If you are like us you may be feeling a little sluggish this morning.  Perhaps you’re stumbling out of a candy-induced sugar coma or trying to explain to a four-year old why fairy wings were only OK for school yesterday (or both).  So, we thought we’d keep our post simple today.  Simple because you’ve all seen it before.  Another pain pump case down the drain.             

Last week in Esposito v. I-Flow, 2011 U.S. Dist. LEXIS 122570 (E.D. Pa. Oct. 24, 2011), the Eastern District of Pennsylvania did what the Western District of Pennsylvania did last year in Kester v. Zimmer Holdings, Inc.  which we discussed here and here -- dismissed the case for (1) failure to state a claim under Pennsylvania law, (2) failure to plead fraud with particularity under Rule 9(b), and (3) failure to plead with the specificity required by Twiqbal.  Again, we are left scratching our heads about what the plaintiffs’ lawyers bringing the pain pump cases are thinking.  Courts across the country have dismissed pain pump cases as insufficient and speculative under Twiqbal.  But that doesn’t seem to deter plaintiffs’ counsel from wheeling out the same tired, non-specific, collectively vague and overall pathetic allegations in these cases.             

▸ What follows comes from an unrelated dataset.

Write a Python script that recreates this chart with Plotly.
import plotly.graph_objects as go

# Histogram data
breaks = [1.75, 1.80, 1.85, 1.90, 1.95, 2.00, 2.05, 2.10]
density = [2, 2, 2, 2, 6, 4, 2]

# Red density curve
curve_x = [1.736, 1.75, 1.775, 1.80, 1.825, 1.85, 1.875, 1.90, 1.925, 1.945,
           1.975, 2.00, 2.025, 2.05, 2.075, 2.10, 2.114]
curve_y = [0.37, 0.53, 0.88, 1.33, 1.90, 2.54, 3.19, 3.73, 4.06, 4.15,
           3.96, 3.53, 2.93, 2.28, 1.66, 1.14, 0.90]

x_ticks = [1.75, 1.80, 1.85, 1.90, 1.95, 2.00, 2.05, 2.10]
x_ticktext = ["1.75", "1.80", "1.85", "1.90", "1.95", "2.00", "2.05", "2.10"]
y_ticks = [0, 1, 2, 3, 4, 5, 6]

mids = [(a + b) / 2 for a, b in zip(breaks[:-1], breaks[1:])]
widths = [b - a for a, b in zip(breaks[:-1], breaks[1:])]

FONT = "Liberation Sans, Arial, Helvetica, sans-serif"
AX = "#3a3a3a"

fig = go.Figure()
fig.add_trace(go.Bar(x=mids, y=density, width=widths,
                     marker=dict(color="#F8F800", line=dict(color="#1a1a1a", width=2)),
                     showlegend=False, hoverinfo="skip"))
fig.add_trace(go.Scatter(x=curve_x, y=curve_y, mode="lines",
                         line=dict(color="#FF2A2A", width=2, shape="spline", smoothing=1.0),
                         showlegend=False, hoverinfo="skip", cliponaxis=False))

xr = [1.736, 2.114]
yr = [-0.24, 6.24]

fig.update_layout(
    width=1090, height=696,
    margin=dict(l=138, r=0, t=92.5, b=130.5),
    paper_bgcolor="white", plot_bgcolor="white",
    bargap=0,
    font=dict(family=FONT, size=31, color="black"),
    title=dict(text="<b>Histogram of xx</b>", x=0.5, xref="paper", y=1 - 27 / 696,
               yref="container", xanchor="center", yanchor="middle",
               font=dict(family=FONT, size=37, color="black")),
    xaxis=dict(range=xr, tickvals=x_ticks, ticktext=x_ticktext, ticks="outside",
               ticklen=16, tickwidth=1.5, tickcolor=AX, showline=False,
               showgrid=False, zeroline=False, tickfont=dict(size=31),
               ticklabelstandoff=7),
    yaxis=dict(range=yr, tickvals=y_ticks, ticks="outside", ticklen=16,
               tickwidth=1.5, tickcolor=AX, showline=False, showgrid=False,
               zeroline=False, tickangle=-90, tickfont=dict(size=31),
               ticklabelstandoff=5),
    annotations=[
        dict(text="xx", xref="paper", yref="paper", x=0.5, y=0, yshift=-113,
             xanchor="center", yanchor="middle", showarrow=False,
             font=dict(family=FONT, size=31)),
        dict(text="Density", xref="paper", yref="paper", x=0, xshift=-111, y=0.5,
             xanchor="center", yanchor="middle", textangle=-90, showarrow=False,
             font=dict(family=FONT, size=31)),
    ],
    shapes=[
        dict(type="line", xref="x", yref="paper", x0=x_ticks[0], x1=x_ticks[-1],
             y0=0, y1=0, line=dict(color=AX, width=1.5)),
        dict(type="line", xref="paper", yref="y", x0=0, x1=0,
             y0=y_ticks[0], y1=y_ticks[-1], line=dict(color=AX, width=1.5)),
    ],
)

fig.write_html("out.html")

We said we’d keep it simple – made easy for us since plaintiffs decided to take a tried and failed approach – so here it is:           

  1.          No strict liability or breach of implied warranty claims for medical devices in Pennsylvania.  Esposito, 2011 U.S. Dist. Lexis 122570, *13-15.  This isn’t the first time the Pennsylvania federal courts have had to remind Pennsylvania plaintiffs that they can’t bring these claims, and we doubt it will be the last.           
  2.          You can’t lump defendants together on a fraud claim.  Id. at *9-13.  Again it’s not new law, but worth reiterating.  Plaintiffs, if you lump defendants together as a single, faceless entity – you don’t satisfy Rule 9(b):

"Such a manner of pleading does not provide Defendants with the particular content of any alleged fraudulent statements or misrepresentations, when such alleged misrepresentations may have been made, or the specific Defendants who may have made them. Thus, the Complaint does not fulfill the purpose of the Rule 9(b) pleading requirement: to provide notice of the precise misconduct with which defendants are charged in order to give them an opportunity to respond meaningfully. "

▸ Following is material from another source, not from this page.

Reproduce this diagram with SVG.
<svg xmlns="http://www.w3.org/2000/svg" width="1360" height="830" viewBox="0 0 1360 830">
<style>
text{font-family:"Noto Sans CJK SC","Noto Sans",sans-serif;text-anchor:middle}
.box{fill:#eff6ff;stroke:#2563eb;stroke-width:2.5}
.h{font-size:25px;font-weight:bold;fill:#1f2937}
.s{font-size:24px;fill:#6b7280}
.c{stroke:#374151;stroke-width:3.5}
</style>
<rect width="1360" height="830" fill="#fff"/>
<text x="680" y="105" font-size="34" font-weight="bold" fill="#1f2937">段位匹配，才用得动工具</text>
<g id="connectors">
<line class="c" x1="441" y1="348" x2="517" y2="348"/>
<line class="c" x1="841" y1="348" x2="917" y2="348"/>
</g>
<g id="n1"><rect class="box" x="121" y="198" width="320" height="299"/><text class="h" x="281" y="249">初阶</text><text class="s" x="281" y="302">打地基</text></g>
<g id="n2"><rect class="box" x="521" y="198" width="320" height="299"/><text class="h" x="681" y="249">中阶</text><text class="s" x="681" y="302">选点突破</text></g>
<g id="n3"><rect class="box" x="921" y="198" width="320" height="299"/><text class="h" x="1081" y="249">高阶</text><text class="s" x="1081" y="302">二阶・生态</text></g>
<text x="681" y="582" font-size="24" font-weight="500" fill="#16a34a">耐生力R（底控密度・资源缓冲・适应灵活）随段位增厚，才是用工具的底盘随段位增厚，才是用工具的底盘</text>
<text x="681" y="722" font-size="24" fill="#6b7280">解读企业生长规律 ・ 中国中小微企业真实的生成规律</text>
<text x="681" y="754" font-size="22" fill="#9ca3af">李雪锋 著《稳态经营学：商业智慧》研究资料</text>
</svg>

Id. at *12-13.  In Esposito, the court was particularly troubled by the fact that plaintiff had sued both the manufacturer of the pain pump and several entities that may have manufactured the medication in the pain pump.  Not only did plaintiffs lump all these defendants together, the complaint only referred to “pain pumps” – without a single mention of the medications that may have been used in the pumps.  Id. at *13.           

  1.          You can’t lump defendants together on a negligence claim either.  Id. at *15-19.  Here the court looked at causation – an essential element of a negligence claim – and you can’t have causation if you don’t identify which defendant allegedly caused plaintiff’s injury.  Relying on a litany of pain pump cases, the court found:

"[A] complaint is not adequately plead if it names several defendants whose products might have been used, but does not actually identify which defendants' products allegedly caused the injury."

Id. at *18.  The Esposito complaint, therefore, didn’t pass Twiqbal muster because it named several defendants, “but fail[ed] to pinpoint which products from which specific Defendants caused Plaintiff's injuries.”  Id.   Sort of like the chocolate stain on your carpet – it could have been your son’s Milky Way or your daughter’s Kit Kat (or your husband’s Crunch bar for that matter) – but without more, your claim isn’t going to hold up and you should just clean it up yourself (come to think of it, you may have dropped a crumb or two yourself).            

  1.          No express warranty claim without an allegation of an express statement.  This one really doesn’t need any further explanation.             

So, we are left with the question – is this just sloppy work by plaintiffs’ lawyers or are these cagey attempts to craft complaints that just squeak by?  To see just how little they need to plead to stay alive.  If the latter, they obviously aren’t there yet and need to go back to the drawing board.  For our clients’ sake, we hope they keep tossing up this same garbage.  From an intellectual curiosity standpoint, we’re interested in whether they’ll ever get it right.  For now, if you need a little hair of the dog – try drinking your coffee from a chocolate cup.